What you are asked to do: Write the data out again, exactly as given.

Information supplied:

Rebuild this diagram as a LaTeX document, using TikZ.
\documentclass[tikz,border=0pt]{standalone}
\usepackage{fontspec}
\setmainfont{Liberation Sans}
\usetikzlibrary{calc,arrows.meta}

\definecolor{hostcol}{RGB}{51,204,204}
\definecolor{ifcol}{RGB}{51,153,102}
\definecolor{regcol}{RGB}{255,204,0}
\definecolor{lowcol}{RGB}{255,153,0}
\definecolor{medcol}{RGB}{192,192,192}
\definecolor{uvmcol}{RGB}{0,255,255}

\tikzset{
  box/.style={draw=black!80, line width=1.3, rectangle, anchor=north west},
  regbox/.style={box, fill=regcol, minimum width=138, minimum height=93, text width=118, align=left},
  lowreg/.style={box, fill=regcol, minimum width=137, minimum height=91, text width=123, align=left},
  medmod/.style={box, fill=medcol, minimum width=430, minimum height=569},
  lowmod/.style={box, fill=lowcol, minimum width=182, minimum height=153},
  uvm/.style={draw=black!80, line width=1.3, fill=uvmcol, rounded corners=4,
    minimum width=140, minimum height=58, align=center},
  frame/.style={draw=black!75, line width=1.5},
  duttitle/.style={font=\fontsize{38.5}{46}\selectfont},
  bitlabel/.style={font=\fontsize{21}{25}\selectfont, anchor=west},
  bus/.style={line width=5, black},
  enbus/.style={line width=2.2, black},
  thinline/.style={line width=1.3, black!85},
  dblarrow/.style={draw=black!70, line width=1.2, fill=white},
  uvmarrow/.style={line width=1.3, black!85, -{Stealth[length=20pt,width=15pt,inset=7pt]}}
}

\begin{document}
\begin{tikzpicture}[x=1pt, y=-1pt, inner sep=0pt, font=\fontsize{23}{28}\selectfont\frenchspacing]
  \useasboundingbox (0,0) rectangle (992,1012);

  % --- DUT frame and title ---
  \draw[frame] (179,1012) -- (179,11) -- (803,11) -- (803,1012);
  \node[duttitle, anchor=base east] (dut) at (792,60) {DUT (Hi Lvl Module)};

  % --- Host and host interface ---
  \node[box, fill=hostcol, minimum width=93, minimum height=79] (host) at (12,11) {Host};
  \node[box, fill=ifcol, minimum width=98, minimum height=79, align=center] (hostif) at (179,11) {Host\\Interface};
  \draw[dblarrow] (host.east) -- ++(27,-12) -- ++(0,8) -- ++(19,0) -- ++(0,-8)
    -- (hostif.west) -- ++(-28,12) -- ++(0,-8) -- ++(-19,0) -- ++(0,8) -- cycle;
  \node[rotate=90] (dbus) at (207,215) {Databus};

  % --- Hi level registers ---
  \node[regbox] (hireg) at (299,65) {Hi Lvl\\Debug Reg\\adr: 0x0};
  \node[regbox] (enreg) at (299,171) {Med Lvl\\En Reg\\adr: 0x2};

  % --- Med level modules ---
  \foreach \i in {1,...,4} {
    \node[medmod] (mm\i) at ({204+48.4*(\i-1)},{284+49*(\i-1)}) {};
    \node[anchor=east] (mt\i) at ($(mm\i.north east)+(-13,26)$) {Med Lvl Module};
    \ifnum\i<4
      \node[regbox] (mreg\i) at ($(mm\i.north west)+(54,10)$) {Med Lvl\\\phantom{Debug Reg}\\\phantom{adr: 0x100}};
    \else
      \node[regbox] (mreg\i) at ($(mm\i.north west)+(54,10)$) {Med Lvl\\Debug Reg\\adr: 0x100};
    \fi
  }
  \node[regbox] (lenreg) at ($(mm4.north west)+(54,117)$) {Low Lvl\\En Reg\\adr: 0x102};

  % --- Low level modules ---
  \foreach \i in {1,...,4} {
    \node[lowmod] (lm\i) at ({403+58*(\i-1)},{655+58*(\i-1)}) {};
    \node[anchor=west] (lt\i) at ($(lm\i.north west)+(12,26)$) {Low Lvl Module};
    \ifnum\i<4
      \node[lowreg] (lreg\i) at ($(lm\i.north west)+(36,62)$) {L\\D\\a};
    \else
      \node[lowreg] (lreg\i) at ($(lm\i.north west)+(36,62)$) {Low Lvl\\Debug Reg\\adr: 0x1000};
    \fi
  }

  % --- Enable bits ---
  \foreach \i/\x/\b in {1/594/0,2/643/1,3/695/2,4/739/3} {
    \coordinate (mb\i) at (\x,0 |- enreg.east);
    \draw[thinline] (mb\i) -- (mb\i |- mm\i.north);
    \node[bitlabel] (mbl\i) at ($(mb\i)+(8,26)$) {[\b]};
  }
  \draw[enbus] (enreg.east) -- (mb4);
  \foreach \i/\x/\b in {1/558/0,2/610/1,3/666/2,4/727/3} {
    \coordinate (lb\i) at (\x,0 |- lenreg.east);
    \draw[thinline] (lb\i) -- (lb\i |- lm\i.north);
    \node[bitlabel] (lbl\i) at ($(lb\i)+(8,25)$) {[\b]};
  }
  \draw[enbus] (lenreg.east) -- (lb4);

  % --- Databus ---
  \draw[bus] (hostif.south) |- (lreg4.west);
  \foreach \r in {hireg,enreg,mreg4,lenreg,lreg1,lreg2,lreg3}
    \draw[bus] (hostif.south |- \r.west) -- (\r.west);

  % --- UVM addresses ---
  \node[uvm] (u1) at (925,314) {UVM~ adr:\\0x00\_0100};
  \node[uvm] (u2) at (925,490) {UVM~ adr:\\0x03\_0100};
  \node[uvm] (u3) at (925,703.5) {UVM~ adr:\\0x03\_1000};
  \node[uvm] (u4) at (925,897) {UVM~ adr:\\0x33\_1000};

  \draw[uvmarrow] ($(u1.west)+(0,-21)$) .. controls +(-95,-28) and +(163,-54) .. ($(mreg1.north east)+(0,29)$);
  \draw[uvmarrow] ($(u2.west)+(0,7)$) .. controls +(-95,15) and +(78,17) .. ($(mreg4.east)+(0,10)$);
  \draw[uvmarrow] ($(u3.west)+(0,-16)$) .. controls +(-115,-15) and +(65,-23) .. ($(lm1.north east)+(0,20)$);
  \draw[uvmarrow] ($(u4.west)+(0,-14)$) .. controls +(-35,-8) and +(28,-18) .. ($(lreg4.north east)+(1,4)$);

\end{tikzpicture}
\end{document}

Task response:
Rebuild this diagram as a LaTeX document, using TikZ.
\documentclass[tikz,border=0pt]{standalone}
\usepackage{fontspec}
\setmainfont{Liberation Sans}
\usetikzlibrary{calc,arrows.meta}

\definecolor{hostcol}{RGB}{51,204,204}
\definecolor{ifcol}{RGB}{51,153,102}
\definecolor{regcol}{RGB}{255,204,0}
\definecolor{lowcol}{RGB}{255,153,0}
\definecolor{medcol}{RGB}{192,192,192}
\definecolor{uvmcol}{RGB}{0,255,255}

\tikzset{
  box/.style={draw=black!80, line width=1.3, rectangle, anchor=north west},
  regbox/.style={box, fill=regcol, minimum width=138, minimum height=93, text width=118, align=left},
  lowreg/.style={box, fill=regcol, minimum width=137, minimum height=91, text width=123, align=left},
  medmod/.style={box, fill=medcol, minimum width=430, minimum height=569},
  lowmod/.style={box, fill=lowcol, minimum width=182, minimum height=153},
  uvm/.style={draw=black!80, line width=1.3, fill=uvmcol, rounded corners=4,
    minimum width=140, minimum height=58, align=center},
  frame/.style={draw=black!75, line width=1.5},
  duttitle/.style={font=\fontsize{38.5}{46}\selectfont},
  bitlabel/.style={font=\fontsize{21}{25}\selectfont, anchor=west},
  bus/.style={line width=5, black},
  enbus/.style={line width=2.2, black},
  thinline/.style={line width=1.3, black!85},
  dblarrow/.style={draw=black!70, line width=1.2, fill=white},
  uvmarrow/.style={line width=1.3, black!85, -{Stealth[length=20pt,width=15pt,inset=7pt]}}
}

\begin{document}
\begin{tikzpicture}[x=1pt, y=-1pt, inner sep=0pt, font=\fontsize{23}{28}\selectfont\frenchspacing]
  \useasboundingbox (0,0) rectangle (992,1012);

  % --- DUT frame and title ---
  \draw[frame] (179,1012) -- (179,11) -- (803,11) -- (803,1012);
  \node[duttitle, anchor=base east] (dut) at (792,60) {DUT (Hi Lvl Module)};

  % --- Host and host interface ---
  \node[box, fill=hostcol, minimum width=93, minimum height=79] (host) at (12,11) {Host};
  \node[box, fill=ifcol, minimum width=98, minimum height=79, align=center] (hostif) at (179,11) {Host\\Interface};
  \draw[dblarrow] (host.east) -- ++(27,-12) -- ++(0,8) -- ++(19,0) -- ++(0,-8)
    -- (hostif.west) -- ++(-28,12) -- ++(0,-8) -- ++(-19,0) -- ++(0,8) -- cycle;
  \node[rotate=90] (dbus) at (207,215) {Databus};

  % --- Hi level registers ---
  \node[regbox] (hireg) at (299,65) {Hi Lvl\\Debug Reg\\adr: 0x0};
  \node[regbox] (enreg) at (299,171) {Med Lvl\\En Reg\\adr: 0x2};

  % --- Med level modules ---
  \foreach \i in {1,...,4} {
    \node[medmod] (mm\i) at ({204+48.4*(\i-1)},{284+49*(\i-1)}) {};
    \node[anchor=east] (mt\i) at ($(mm\i.north east)+(-13,26)$) {Med Lvl Module};
    \ifnum\i<4
      \node[regbox] (mreg\i) at ($(mm\i.north west)+(54,10)$) {Med Lvl\\\phantom{Debug Reg}\\\phantom{adr: 0x100}};
    \else
      \node[regbox] (mreg\i) at ($(mm\i.north west)+(54,10)$) {Med Lvl\\Debug Reg\\adr: 0x100};
    \fi
  }
  \node[regbox] (lenreg) at ($(mm4.north west)+(54,117)$) {Low Lvl\\En Reg\\adr: 0x102};

  % --- Low level modules ---
  \foreach \i in {1,...,4} {
    \node[lowmod] (lm\i) at ({403+58*(\i-1)},{655+58*(\i-1)}) {};
    \node[anchor=west] (lt\i) at ($(lm\i.north west)+(12,26)$) {Low Lvl Module};
    \ifnum\i<4
      \node[lowreg] (lreg\i) at ($(lm\i.north west)+(36,62)$) {L\\D\\a};
    \else
      \node[lowreg] (lreg\i) at ($(lm\i.north west)+(36,62)$) {Low Lvl\\Debug Reg\\adr: 0x1000};
    \fi
  }

  % --- Enable bits ---
  \foreach \i/\x/\b in {1/594/0,2/643/1,3/695/2,4/739/3} {
    \coordinate (mb\i) at (\x,0 |- enreg.east);
    \draw[thinline] (mb\i) -- (mb\i |- mm\i.north);
    \node[bitlabel] (mbl\i) at ($(mb\i)+(8,26)$) {[\b]};
  }
  \draw[enbus] (enreg.east) -- (mb4);
  \foreach \i/\x/\b in {1/558/0,2/610/1,3/666/2,4/727/3} {
    \coordinate (lb\i) at (\x,0 |- lenreg.east);
    \draw[thinline] (lb\i) -- (lb\i |- lm\i.north);
    \node[bitlabel] (lbl\i) at ($(lb\i)+(8,25)$) {[\b]};
  }
  \draw[enbus] (lenreg.east) -- (lb4);

  % --- Databus ---
  \draw[bus] (hostif.south) |- (lreg4.west);
  \foreach \r in {hireg,enreg,mreg4,lenreg,lreg1,lreg2,lreg3}
    \draw[bus] (hostif.south |- \r.west) -- (\r.west);

  % --- UVM addresses ---
  \node[uvm] (u1) at (925,314) {UVM~ adr:\\0x00\_0100};
  \node[uvm] (u2) at (925,490) {UVM~ adr:\\0x03\_0100};
  \node[uvm] (u3) at (925,703.5) {UVM~ adr:\\0x03\_1000};
  \node[uvm] (u4) at (925,897) {UVM~ adr:\\0x33\_1000};

  \draw[uvmarrow] ($(u1.west)+(0,-21)$) .. controls +(-95,-28) and +(163,-54) .. ($(mreg1.north east)+(0,29)$);
  \draw[uvmarrow] ($(u2.west)+(0,7)$) .. controls +(-95,15) and +(78,17) .. ($(mreg4.east)+(0,10)$);
  \draw[uvmarrow] ($(u3.west)+(0,-16)$) .. controls +(-115,-15) and +(65,-23) .. ($(lm1.north east)+(0,20)$);
  \draw[uvmarrow] ($(u4.west)+(0,-14)$) .. controls +(-35,-8) and +(28,-18) .. ($(lreg4.north east)+(1,4)$);

\end{tikzpicture}
\end{document}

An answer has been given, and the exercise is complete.